The University of Findlay intends to provide more assistance to help its widely diverse student body succeed. To further that goal, it recently hired Rayshawn Eastman to serve as intercultural student services director.
One of the initial duties expected of Eastman has been to take part in redefining his duties to better serve students, and he is tackling the task with enthusiasm.
“I’m really excited about the potential that exists here,” he said.
There are cultural gaps that can be better bridged, both on campus and in the community, Eastman thinks, and there are methods that can help students adjust to campus life, he said.
“We want this to be a place where cultural exploration happens, so we’re creating a place of differences. How do people best coexist?” he said.
Too many times, students from all backgrounds stick with their tight-knit groups that are formed during orientation sessions, or during the first few days of classes, Eastman said. Sometimes, friendship forging happens solely because of geography – people who live in the same residence hall, or are from the same city, gravitate toward each other, Eastman noted. Barriers against the unknown and the unfamiliar tend to quickly form.
International student enrollment at UF continues to increase, however. For spring 2015, international enrollment totaled 574, compared to 423 one year ago. There are 41 countries represented.
Eastman, in conjunction with staff and students, intends to launch efforts targeted at student retention and greater interaction. He also wants community involvement.
For incoming students, “we want to create a pre-orientation program to foster that transition,” said Eastman. Once they begin classes, there will be more educational outreach about tutoring and other support services. “We want to encourage students to be engaged,” he said.
Professional and personal development, in areas ranging from academics to identifying career aspirations, will also be a focus, said Eastman.
Finally, the University intends to invite community members in for a series of monthly discussions about various topics that are having an impact locally, nationally and throughout the world. “Real Talk at the Buford Center” will begin at noon on Feb. 11. Participants will discuss “Black History Month: Does it Matter for 2015?” Free pizza will be provided.
“Normally there are not too many opportunities to have such conversations,” said Eastman. “We’ll set ground rules for conversing. We want to create a safe environment for people to articulate their thoughts no matter where they are on the spectrum. I think that’s important to any college community.”

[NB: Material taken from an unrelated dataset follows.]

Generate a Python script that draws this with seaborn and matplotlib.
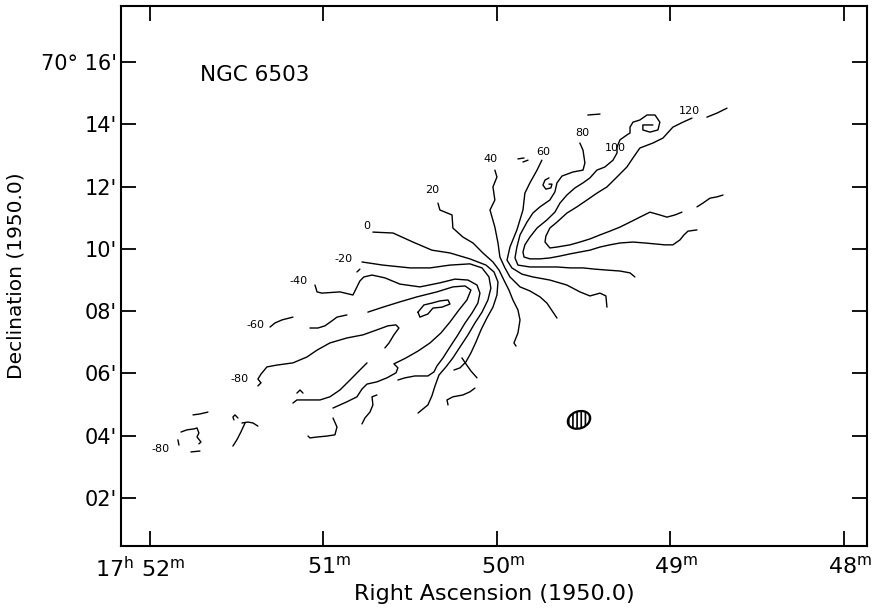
import matplotlib
matplotlib.use("Agg")
import matplotlib.pyplot as plt
import seaborn as sns
from matplotlib.patches import Ellipse
from matplotlib.transforms import ScaledTranslation

# ---------------- data: RA in minutes of time (17h + m), Dec in arcmin (70deg + ') ----------------
ra_v120 = [48.876, 48.928, 48.986, 49.043, 49.101, 49.176, 49.216, 49.251, 49.308, 49.366, 49.424,
           49.481, 49.539, 49.597, 49.654, 49.695, 49.718, 49.723, 49.695, 49.654, 49.579, 49.522,
           49.464, 49.406, 49.349, 49.291, 49.233, 49.176, 49.118, 49.061, 49.020, 48.974, 48.934]
dec_v120 = [14.20, 14.07, 13.91, 13.56, 13.40, 13.24, 12.92, 12.63, 12.31, 11.99, 11.79,
            11.57, 11.35, 11.15, 10.86, 10.67, 10.41, 10.22, 10.03, 10.06, 10.13, 10.22,
            10.32, 10.45, 10.57, 10.70, 10.86, 11.02, 11.18, 11.09, 11.02, 11.09, 11.18]
ra_v120_b = [48.790, 48.732, 48.674]
dec_v120_b = [14.23, 14.36, 14.52]
ra_v120_c = [48.847, 48.813, 48.772, 48.732, 48.697]
dec_v120_c = [11.35, 11.47, 11.63, 11.67, 11.73]

ra_v100 = [49.101, 49.159, 49.159, 49.118, 49.072, 49.061, 49.089, 49.135, 49.176, 49.216, 49.233,
           49.233, 49.251, 49.291, 49.308, 49.308, 49.331, 49.378, 49.424, 49.464, 49.504, 49.550,
           49.597, 49.637, 49.666, 49.712, 49.769, 49.810, 49.839, 49.850, 49.844, 49.810, 49.752,
           49.695, 49.637, 49.579, 49.522, 49.464, 49.406, 49.349, 49.291, 49.216, 49.147, 49.089,
           49.032, 48.986, 48.945, 48.922, 48.899, 48.847]
dec_v100 = [13.98, 13.98, 13.82, 13.75, 13.82, 14.07, 14.30, 14.30, 14.14, 14.07, 13.91,
            13.72, 13.66, 13.50, 13.27, 13.08, 12.85, 12.63, 12.53, 12.28, 12.12, 11.96,
            11.73, 11.47, 11.18, 10.93, 10.67, 10.38, 10.13, 9.90, 9.74, 9.68, 9.68,
            9.71, 9.77, 9.84, 9.90, 9.96, 10.06, 10.13, 10.19, 10.22, 10.19, 10.16,
            10.13, 10.13, 10.29, 10.45, 10.57, 10.61]

ra_v80 = [49.522, 49.504, 49.493, 49.504, 49.562, 49.625, 49.654, 49.666, 49.695, 49.752, 49.793,
          49.827, 49.867, 49.885, 49.896, 49.879, 49.810, 49.723, 49.654, 49.579, 49.504, 49.435,
          49.366, 49.291, 49.233, 49.205]
dec_v80 = [13.40, 13.17, 12.76, 12.53, 12.47, 12.34, 12.12, 11.83, 11.57, 11.35, 11.15,
           10.86, 10.45, 10.06, 9.71, 9.48, 9.42, 9.42, 9.42, 9.39, 9.39, 9.35,
           9.32, 9.29, 9.23, 9.10]

ra_v60 = [49.741, 49.769, 49.810, 49.839, 49.850, 49.885, 49.925, 49.942, 49.914, 49.856, 49.793,
          49.695, 49.597, 49.522, 49.464, 49.406, 49.372, 49.366]
dec_v60 = [12.85, 12.53, 12.12, 11.79, 11.25, 10.61, 10.06, 9.64, 9.39, 9.19, 9.10,
           9.00, 8.84, 8.62, 8.49, 8.58, 8.49, 8.13]

ra_v40 = [50.012, 50.000, 50.023, 50.012, 50.040, 50.012, 49.994, 49.983, 49.954, 49.925, 49.867,
          49.810, 49.752, 49.712, 49.677, 49.654]
dec_v40 = [12.53, 12.31, 11.99, 11.57, 11.25, 10.70, 10.19, 9.74, 9.39, 9.10, 8.78,
           8.65, 8.46, 8.26, 7.97, 7.78]

ra_v20 = [50.340, 50.329, 50.259, 50.254, 50.196, 50.138, 50.081, 50.023, 49.988, 49.960, 49.931,
          49.908, 49.879, 49.867, 49.879, 49.902, 49.890]
dec_v20 = [11.47, 11.25, 11.09, 10.67, 10.38, 10.19, 9.87, 9.58, 9.32, 9.00, 8.68,
           8.36, 8.04, 7.72, 7.30, 6.98, 6.88]

ra_v0 = [50.715, 50.599, 50.484, 50.375, 50.271, 50.156, 50.063, 50.017, 49.994, 50.000, 50.023,
         50.058, 50.092, 50.121, 50.150, 50.179, 50.213, 50.248]
dec_v0 = [10.54, 10.51, 10.22, 9.96, 9.87, 9.68, 9.48, 9.26, 8.94, 8.52, 8.13,
          7.78, 7.40, 7.01, 6.66, 6.37, 6.18, 6.11]
ra_v0_x = [50.202, 50.179, 50.150, 50.115]
dec_v0_x = [6.50, 6.31, 6.08, 5.86]

ra_vm20 = [50.778, 50.657, 50.501, 50.386, 50.271, 50.156, 50.086, 50.046, 50.035, 50.052, 50.086,
           50.127, 50.167, 50.213, 50.254, 50.294, 50.334, 50.357, 50.375, 50.398, 50.455]
dec_vm20 = [9.58, 9.48, 9.39, 9.39, 9.48, 9.52, 9.39, 9.10, 8.74, 8.36, 7.97,
            7.62, 7.24, 6.85, 6.50, 6.21, 5.95, 5.60, 5.28, 4.99, 4.73]

ra_vm40 = [51.049, 51.037, 51.009, 50.905, 50.830, 50.807, 50.790, 50.767, 50.720, 50.646, 50.559,
           50.444, 50.329, 50.242, 50.167, 50.115, 50.098, 50.110, 50.144, 50.184, 50.225, 50.271,
           50.311, 50.346, 50.363, 50.398, 50.473, 50.530, 50.571]
dec_vm40 = [8.84, 8.62, 8.58, 8.62, 8.52, 8.78, 8.97, 9.10, 9.16, 9.07, 8.87,
            8.78, 8.91, 9.03, 9.00, 8.84, 8.58, 8.26, 7.94, 7.62, 7.24, 6.85,
            6.50, 6.24, 6.05, 5.92, 5.92, 5.86, 5.79]
ra_vm40_b = [50.807, 50.790]
dec_vm40_b = [9.26, 9.35]

ra_vm60 = [50.744, 50.657, 50.559, 50.461, 50.346, 50.254, 50.184, 50.150, 50.173, 50.219, 50.271,
           50.323, 50.386, 50.455, 50.524, 50.571, 50.594, 50.571, 50.582, 50.634, 50.692, 50.749,
           50.778, 50.807, 50.865, 50.945]
dec_vm60 = [7.97, 8.13, 8.30, 8.46, 8.62, 8.78, 8.81, 8.68, 8.36, 8.04, 7.65,
            7.30, 6.98, 6.72, 6.50, 6.37, 6.31, 6.18, 6.02, 5.86, 5.73, 5.66,
            5.50, 5.25, 5.09, 4.89]
ra_vm60_a = [51.308, 51.280, 51.239, 51.176]
dec_vm60_a = [7.49, 7.62, 7.72, 7.81]
ra_vm60_b = [51.078, 51.032, 50.991, 50.951, 50.922, 50.865]
dec_vm60_b = [7.46, 7.46, 7.53, 7.69, 7.81, 7.88]

ra_island = [50.455, 50.421, 50.375, 50.329, 50.282, 50.271, 50.317, 50.369, 50.398, 50.444, 50.455]
dec_island = [7.97, 8.20, 8.26, 8.33, 8.36, 8.23, 8.13, 8.10, 7.91, 7.81, 7.97]

ra_vm80 = [51.378, 51.360, 51.378, 51.360, 51.326, 51.268, 51.176, 51.095, 51.037, 50.963, 50.865,
           50.772, 50.692, 50.628, 50.582, 50.565, 50.594, 50.622, 50.646]
dec_vm80 = [5.60, 5.70, 5.82, 5.98, 6.21, 6.27, 6.34, 6.53, 6.75, 6.98, 7.14,
            7.24, 7.40, 7.53, 7.56, 7.46, 7.24, 6.98, 6.82]
ra_vm80_b = [50.749, 50.801, 50.847, 50.905, 50.963, 51.020, 51.095, 51.153, 51.176]
dec_vm80_b = [6.34, 6.05, 5.79, 5.47, 5.25, 5.15, 5.15, 5.15, 5.05]
ra_vm80_c = [51.153, 51.135, 51.118]
dec_vm80_c = [5.37, 5.47, 5.37]

# fragments in the outer, noisy parts of the map
ra_frag1 = [50.692, 50.720, 50.715, 50.732, 50.761, 50.778]
dec_frag1 = [5.31, 5.25, 4.99, 4.76, 4.57, 4.38]
ra_frag2 = [50.945, 50.922, 50.934, 50.980, 51.037, 51.078, 51.089]
dec_frag2 = [4.57, 4.28, 4.03, 3.99, 3.96, 3.93, 3.99]
ra_frag3 = [50.282, 50.288, 50.254, 50.196, 50.156, 50.127]
dec_frag3 = [4.99, 5.15, 5.25, 5.31, 5.41, 5.53]
ra_frag4 = [51.493, 51.510, 51.522, 51.516]
dec_frag4 = [4.57, 4.67, 4.60, 4.51]
ra_frag5 = [51.470, 51.435, 51.406, 51.378]
dec_frag5 = [4.41, 4.44, 4.41, 4.31]
ra_frag6 = [51.452, 51.476, 51.499, 51.522]
dec_frag6 = [4.41, 4.12, 3.87, 3.67]
ra_frag7 = [51.752, 51.712, 51.666]
dec_frag7 = [4.67, 4.70, 4.76]
ra_frag8 = [51.821, 51.787, 51.746, 51.729, 51.718, 51.729, 51.706, 51.718]
dec_frag8 = [4.12, 4.19, 4.22, 4.25, 4.09, 3.96, 3.80, 3.74]
ra_frag9 = [51.764, 51.712]
dec_frag9 = [3.48, 3.51]
ra_frag10 = [51.839, 51.833]
dec_frag10 = [3.87, 3.70]
ra_frag11 = [49.700, 49.723, 49.735, 49.718, 49.689, 49.683, 49.700]
dec_frag11 = [12.28, 12.21, 12.05, 11.92, 11.96, 12.08, 12.08]
ra_frag12 = [49.879, 49.844]
dec_frag12 = [12.89, 12.92]
ra_frag13 = [49.850, 49.821]
dec_frag13 = [12.79, 12.85]
ra_frag14 = [49.476, 49.406]
dec_frag14 = [14.30, 14.33]

# contour labels
contour_labels = ["120", "100", "80", "60", "40", "20", "0", "-20", "-40", "-60", "-80", "-80"]
label_ra = [48.888, 49.320, 49.510, 49.735, 50.040, 50.375, 50.749, 50.882, 51.141, 51.390, 51.481, 51.937]
label_dec = [14.43, 13.24, 13.72, 13.11, 12.89, 11.89, 10.74, 9.68, 8.97, 7.56, 5.82, 3.58]

# axes ticks
ra_ticks = [52, 51, 50, 49, 48]
ra_ticklabels = [r"17$^{\rm h}$ 52$^{\rm m}$", r"51$^{\rm m}$", r"50$^{\rm m}$", r"49$^{\rm m}$", r"48$^{\rm m}$"]
dec_ticks = [2, 4, 6, 8, 10, 12, 14, 16]
dec_ticklabels = ["02'", "04'", "06'", "08'", "10'", "12'", "14'", "70\u00b0 16'"]

# synthesized beam
beam_ra, beam_dec = 49.527, 4.51

# ---------------- plotting ----------------
sns.set_style("ticks")
plt.rcParams["font.family"] = ["DejaVu Sans"]
plt.rcParams["mathtext.fontset"] = "dejavusans"
plt.rcParams["mathtext.default"] = "regular"
plt.rcParams["hatch.linewidth"] = 1.2
plt.rcParams["text.color"] = "black"
plt.rcParams["axes.labelcolor"] = "black"
plt.rcParams["xtick.color"] = "black"
plt.rcParams["ytick.color"] = "black"
plt.rcParams["axes.edgecolor"] = "black"

fig = plt.figure(figsize=(8.76, 6.15), dpi=100)
ax = fig.add_axes([121 / 876, 1 - 546 / 615, (867 - 121) / 876, (546 - 6) / 615])

strokes = [
    (ra_v120, dec_v120), (ra_v120_b, dec_v120_b), (ra_v120_c, dec_v120_c),
    (ra_v100, dec_v100), (ra_v80, dec_v80), (ra_v60, dec_v60), (ra_v40, dec_v40),
    (ra_v20, dec_v20), (ra_v0, dec_v0), (ra_v0_x, dec_v0_x),
    (ra_vm20, dec_vm20), (ra_vm40, dec_vm40), (ra_vm40_b, dec_vm40_b),
    (ra_vm60, dec_vm60), (ra_vm60_a, dec_vm60_a), (ra_vm60_b, dec_vm60_b),
    (ra_island, dec_island), (ra_vm80, dec_vm80), (ra_vm80_b, dec_vm80_b), (ra_vm80_c, dec_vm80_c),
    (ra_frag1, dec_frag1), (ra_frag2, dec_frag2), (ra_frag3, dec_frag3), (ra_frag4, dec_frag4),
    (ra_frag5, dec_frag5), (ra_frag6, dec_frag6), (ra_frag7, dec_frag7), (ra_frag8, dec_frag8),
    (ra_frag9, dec_frag9), (ra_frag10, dec_frag10), (ra_frag11, dec_frag11), (ra_frag12, dec_frag12),
    (ra_frag13, dec_frag13), (ra_frag14, dec_frag14),
]
for ra, dec in strokes:
    sns.lineplot(x=ra, y=dec, sort=False, estimator=None, color="black",
                 linewidth=1.0, ax=ax, legend=False)

for lab, x, y in zip(contour_labels, label_ra, label_dec):
    ax.text(x, y, lab, fontsize=8, ha="center", va="center", color="black")

ax.text(51.712, 15.58, "NGC 6503", fontsize=15.5, ha="left", va="center", color="black")

# beam ellipse (fixed size on the page, placed at its data position)
beam_trans = fig.dpi_scale_trans + ScaledTranslation(beam_ra, beam_dec, ax.transData)
ax.add_patch(Ellipse((0, 0), 0.23, 0.17, angle=20, transform=beam_trans,
                     facecolor="white", edgecolor="black", linewidth=1.6, hatch="||||"))

ax.set_xlim(52.167, 47.867)
ax.set_ylim(0.46, 17.80)
ax.set_xticks(ra_ticks)
ax.set_xticklabels(ra_ticklabels)
ax.set_yticks(dec_ticks)
ax.set_yticklabels(dec_ticklabels)
ax.tick_params(direction="in", length=11, width=1.3, top=True, right=True,
               colors="black", labelcolor="black")
ax.tick_params(axis="x", labelsize=16, pad=7)
ax.tick_params(axis="y", labelsize=15, pad=3)
for i, lbl in enumerate(ax.get_xticklabels()):
    dx = -0.10 if i == 0 else 0.06
    lbl.set_transform(lbl.get_transform() + ScaledTranslation(dx, 0, fig.dpi_scale_trans))
for sp in ax.spines.values():
    sp.set_linewidth(1.5)
    sp.set_color("black")

ax.set_xlabel("Right Ascension (1950.0)", fontsize=16, labelpad=2, color="black")
ax.set_ylabel("Declination (1950.0)", fontsize=14.5, color="black")
ax.yaxis.set_label_coords((26 - 121) / 746, 0.5)
ax.grid(False)

fig.savefig("out.png", dpi=100)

The Buford Center for Diversity and Service, located at 1222 N. Cory St., was formed in 2008 to foster a campus environment that acknowledges and respects the value of diversity. It houses the Office of Intercultural Student Services, Office of International Education and Office of Service and Community Engagement (formerly Campus Compact). All of the offices are working together to achieve these goals.
They’ve already reached out to students, too, for input. Eastman said student leaders earlier this month were invited to a session to express their opinions about proposed initiatives and how they think the Buford Center could improve its services.
“The whole idea is to not only offer students support, but to help them step out of those zones and to challenge them. It’s a fine line,” he said.
“They’re very ambitious tasks to undertake,” Eastman admitted. “It will take all of us working together to succeed.”
Eastman, who grew up in the Cincinnati suburb of Lincoln Heights, isn’t actually new to UF. He started as a freshman before transferring, he said. This is where he realized there are careers that exist which help students navigate through higher education, he said. Also while here, he was president of the Black Student Union, met the woman who would become his wife, and met the men who served as his wedding groomsmen.
The University of Findlay “has definitely shaped and fostered my development,” he said.
Eastman graduated from the College of Mount Saint Joseph in Cincinnati with a Bachelor of Arts degree in liberal studies, and from Miami University in Oxford, Ohio in 2010 with a master’s degree in student affairs and higher education. He is now pursuing a doctorate.
During his time at Miami University as the coordinator of collaborative learning initiatives, and as a learning specialist, he oversaw tutoring, supplemental instruction and the undergraduate associates program; and performed academic interventions. He had also worked there as a first-year advisor to 150 students, as a hall director, and chaired his department’s diversity committee.